Michael Saylor attributed Bitcoin's recent pullback to funds shifting towards artificial intelligence. He stated on social media that the capital markets are supporting AI development on an unprecedented scale, which he believes is more of a rotation of funds than a sign of damage to Bitcoin's fundamentals.
ETFs continue to experience net outflows
According to Farside data, Bitcoin spot ETFs have seen outflows exceeding $4.3 billion since May 14. Saylor believes this indicates that some funds are leaving the crypto market and moving towards other assets with higher returns.
These ETFs are often seen as a bellwether for Bitcoin demand. After a net inflow of approximately $131 million on May 13, these products have not recorded any positive daily inflows since then, and their year-to-date inflows have turned negative.
Bitcoin prices continue to be under pressure
Bitcoin fell 3.7% in the past 24 hours, last trading at $63,429. Over the past week, Bitcoin has fallen more than 13%, briefly dropping to $61,559 on Wednesday evening, a decline of more than half from its all-time high in October 2025.

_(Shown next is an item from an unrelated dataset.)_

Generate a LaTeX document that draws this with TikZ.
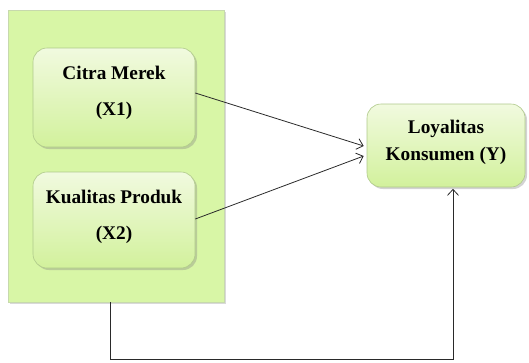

The scale of liquidation has expanded.
Market pressure isn't just coming from ETFs. Saylor's Strategy also sold 32 bitcoins last week, cashing out $2.5 million. Although the amount was small, the market had previously worried that any sale could undermine confidence in its long-term holding stance.
According to CoinGecko data, the total market capitalization of cryptocurrencies fell 3.1% to $2.29 trillion in the past 24 hours, with $1.74 billion in liquidations during the period. Of this, approximately $635 million was liquidated from Bitcoin long positions.